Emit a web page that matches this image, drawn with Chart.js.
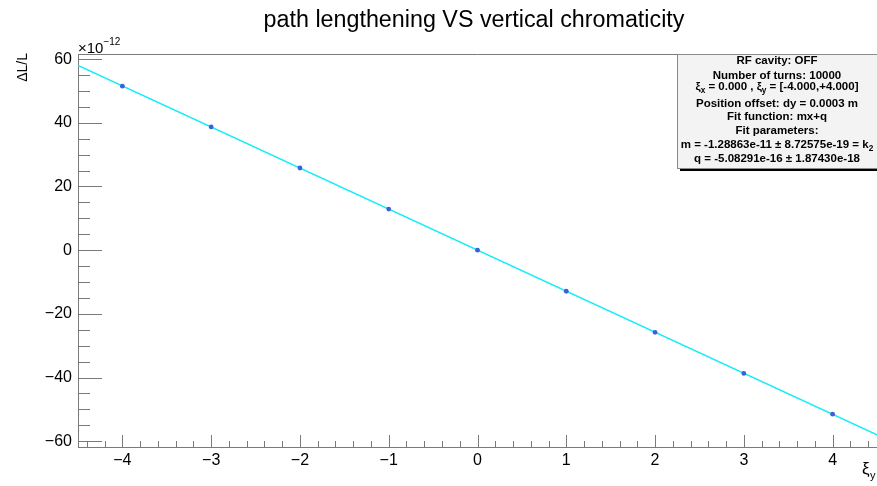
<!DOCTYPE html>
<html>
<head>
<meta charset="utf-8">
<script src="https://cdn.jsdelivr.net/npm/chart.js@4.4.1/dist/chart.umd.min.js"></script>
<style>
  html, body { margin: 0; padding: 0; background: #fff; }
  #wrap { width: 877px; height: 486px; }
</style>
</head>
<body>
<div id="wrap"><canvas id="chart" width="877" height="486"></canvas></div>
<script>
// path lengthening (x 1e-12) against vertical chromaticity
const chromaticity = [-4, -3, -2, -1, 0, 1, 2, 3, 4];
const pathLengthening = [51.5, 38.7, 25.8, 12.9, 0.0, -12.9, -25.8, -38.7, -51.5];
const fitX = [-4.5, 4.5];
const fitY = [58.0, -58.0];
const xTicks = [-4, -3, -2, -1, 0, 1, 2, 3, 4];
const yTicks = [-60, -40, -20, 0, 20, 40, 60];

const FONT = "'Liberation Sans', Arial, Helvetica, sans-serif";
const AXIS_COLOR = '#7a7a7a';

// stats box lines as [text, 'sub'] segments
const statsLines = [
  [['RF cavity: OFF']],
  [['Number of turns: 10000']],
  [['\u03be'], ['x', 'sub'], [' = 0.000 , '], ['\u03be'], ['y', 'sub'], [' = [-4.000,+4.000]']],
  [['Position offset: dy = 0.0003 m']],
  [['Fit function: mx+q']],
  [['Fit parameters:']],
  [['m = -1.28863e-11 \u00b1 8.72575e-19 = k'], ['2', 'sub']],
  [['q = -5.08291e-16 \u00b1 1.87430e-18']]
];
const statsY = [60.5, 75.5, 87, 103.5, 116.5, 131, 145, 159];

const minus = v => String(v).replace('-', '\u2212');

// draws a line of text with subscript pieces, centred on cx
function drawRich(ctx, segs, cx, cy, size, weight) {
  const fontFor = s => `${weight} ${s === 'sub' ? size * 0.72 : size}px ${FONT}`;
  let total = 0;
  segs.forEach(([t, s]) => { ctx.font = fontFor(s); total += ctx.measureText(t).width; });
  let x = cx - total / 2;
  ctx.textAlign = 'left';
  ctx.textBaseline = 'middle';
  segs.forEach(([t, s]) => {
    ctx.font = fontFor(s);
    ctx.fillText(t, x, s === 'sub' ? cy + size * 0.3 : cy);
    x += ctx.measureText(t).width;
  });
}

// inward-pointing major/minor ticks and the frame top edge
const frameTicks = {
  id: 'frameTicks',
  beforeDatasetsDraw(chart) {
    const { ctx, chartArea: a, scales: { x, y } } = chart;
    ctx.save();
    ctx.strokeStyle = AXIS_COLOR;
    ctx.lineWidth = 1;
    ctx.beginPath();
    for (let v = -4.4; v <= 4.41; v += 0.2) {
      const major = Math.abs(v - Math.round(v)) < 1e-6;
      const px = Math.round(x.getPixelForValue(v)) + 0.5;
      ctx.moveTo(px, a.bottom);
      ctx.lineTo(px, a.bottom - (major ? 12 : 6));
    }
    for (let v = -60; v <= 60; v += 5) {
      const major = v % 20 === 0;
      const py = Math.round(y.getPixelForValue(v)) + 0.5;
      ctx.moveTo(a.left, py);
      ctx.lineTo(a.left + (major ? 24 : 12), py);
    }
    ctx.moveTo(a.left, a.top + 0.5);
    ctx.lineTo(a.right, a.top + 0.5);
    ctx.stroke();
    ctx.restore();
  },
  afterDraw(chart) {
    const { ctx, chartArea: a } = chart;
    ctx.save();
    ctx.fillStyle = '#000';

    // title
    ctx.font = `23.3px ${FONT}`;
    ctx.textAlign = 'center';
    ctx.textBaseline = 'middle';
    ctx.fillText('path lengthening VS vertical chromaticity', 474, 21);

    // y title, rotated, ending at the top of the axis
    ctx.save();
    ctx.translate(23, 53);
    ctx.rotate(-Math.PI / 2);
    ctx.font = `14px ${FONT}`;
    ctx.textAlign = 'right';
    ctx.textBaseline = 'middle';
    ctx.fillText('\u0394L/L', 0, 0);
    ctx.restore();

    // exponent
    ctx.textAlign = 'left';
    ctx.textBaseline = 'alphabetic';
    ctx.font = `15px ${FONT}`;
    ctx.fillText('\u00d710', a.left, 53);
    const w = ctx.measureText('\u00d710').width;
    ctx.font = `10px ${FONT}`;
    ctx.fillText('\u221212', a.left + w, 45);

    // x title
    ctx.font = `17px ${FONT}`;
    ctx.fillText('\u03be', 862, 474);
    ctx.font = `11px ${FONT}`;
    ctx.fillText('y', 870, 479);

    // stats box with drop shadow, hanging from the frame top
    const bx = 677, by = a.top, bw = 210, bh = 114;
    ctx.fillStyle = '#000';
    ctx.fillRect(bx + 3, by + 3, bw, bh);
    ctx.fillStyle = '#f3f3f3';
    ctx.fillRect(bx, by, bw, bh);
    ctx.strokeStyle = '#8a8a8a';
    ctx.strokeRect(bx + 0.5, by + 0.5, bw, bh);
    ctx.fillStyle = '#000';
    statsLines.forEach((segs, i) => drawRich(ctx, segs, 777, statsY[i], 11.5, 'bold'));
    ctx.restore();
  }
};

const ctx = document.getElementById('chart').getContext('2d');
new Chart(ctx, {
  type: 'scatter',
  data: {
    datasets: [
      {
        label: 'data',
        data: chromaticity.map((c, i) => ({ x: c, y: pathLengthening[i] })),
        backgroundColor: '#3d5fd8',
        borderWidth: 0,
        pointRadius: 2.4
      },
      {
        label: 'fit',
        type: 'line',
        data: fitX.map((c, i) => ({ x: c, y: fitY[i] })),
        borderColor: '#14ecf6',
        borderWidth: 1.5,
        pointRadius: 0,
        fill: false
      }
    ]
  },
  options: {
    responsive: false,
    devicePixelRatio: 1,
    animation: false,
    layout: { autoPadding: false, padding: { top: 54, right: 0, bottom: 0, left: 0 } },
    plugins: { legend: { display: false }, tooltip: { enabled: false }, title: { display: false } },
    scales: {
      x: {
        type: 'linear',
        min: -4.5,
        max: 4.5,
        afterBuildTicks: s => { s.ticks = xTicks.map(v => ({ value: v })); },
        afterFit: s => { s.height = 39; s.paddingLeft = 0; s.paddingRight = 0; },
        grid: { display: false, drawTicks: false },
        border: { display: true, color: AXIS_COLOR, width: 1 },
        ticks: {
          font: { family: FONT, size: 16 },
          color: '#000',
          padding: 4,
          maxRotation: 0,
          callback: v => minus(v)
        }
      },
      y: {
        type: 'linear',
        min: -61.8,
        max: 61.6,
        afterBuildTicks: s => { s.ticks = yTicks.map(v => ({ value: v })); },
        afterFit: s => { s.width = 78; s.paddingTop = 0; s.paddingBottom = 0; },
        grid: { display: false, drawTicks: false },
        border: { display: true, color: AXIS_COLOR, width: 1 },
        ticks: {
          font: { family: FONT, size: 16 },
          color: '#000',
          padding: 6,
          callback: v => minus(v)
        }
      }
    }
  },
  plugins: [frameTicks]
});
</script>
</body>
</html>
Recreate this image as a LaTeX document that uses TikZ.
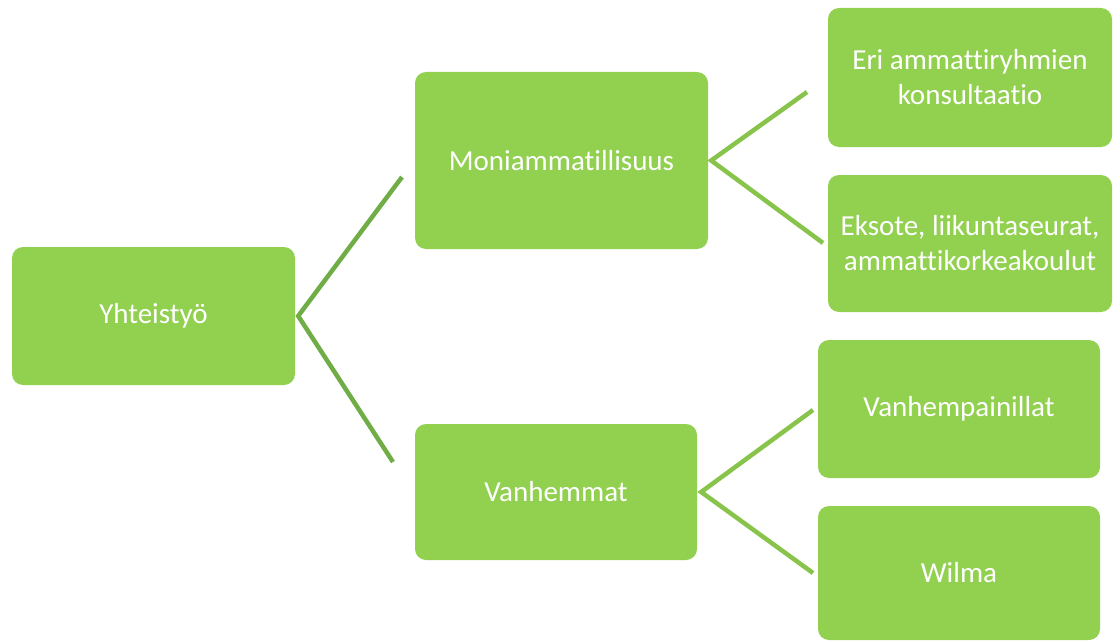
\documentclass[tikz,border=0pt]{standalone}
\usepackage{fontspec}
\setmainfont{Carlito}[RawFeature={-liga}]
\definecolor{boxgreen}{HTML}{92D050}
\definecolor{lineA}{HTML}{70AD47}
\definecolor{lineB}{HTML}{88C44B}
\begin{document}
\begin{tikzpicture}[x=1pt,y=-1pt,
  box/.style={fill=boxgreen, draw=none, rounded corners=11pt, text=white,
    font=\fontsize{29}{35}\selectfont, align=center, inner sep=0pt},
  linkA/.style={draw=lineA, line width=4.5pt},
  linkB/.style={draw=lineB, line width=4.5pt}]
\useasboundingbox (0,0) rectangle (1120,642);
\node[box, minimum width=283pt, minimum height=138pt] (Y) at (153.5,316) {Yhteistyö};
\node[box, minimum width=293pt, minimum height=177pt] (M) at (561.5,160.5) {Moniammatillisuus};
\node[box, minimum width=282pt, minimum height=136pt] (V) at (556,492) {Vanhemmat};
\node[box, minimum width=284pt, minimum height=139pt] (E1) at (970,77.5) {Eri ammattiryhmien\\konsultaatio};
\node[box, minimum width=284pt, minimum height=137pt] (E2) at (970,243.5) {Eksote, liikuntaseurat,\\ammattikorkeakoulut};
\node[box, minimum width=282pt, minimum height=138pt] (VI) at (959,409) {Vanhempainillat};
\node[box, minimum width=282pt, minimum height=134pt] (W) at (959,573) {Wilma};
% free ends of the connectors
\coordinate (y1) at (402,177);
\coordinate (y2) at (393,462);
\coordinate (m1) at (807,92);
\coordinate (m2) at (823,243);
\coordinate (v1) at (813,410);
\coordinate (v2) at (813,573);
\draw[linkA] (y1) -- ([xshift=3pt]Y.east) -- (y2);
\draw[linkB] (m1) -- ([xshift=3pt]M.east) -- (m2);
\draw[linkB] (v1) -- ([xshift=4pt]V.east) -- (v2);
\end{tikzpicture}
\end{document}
* * *
■ REQUIRED WORK: Begin at the first line of the data above and repeat each line exactly, stopping after the line containing "const AXIS_COLOR = '#7a7a7a';". Omit the pictures.

■ RESPONSE FOR THIS EXERCISE:
Emit a web page that matches this image, drawn with Chart.js.
<!DOCTYPE html>
<html>
<head>
<meta charset="utf-8">
<script src="https://cdn.jsdelivr.net/npm/chart.js@4.4.1/dist/chart.umd.min.js"></script>
<style>
  html, body { margin: 0; padding: 0; background: #fff; }
  #wrap { width: 877px; height: 486px; }
</style>
</head>
<body>
<div id="wrap"><canvas id="chart" width="877" height="486"></canvas></div>
<script>
// path lengthening (x 1e-12) against vertical chromaticity
const chromaticity = [-4, -3, -2, -1, 0, 1, 2, 3, 4];
const pathLengthening = [51.5, 38.7, 25.8, 12.9, 0.0, -12.9, -25.8, -38.7, -51.5];
const fitX = [-4.5, 4.5];
const fitY = [58.0, -58.0];
const xTicks = [-4, -3, -2, -1, 0, 1, 2, 3, 4];
const yTicks = [-60, -40, -20, 0, 20, 40, 60];

const FONT = "'Liberation Sans', Arial, Helvetica, sans-serif";
const AXIS_COLOR = '#7a7a7a';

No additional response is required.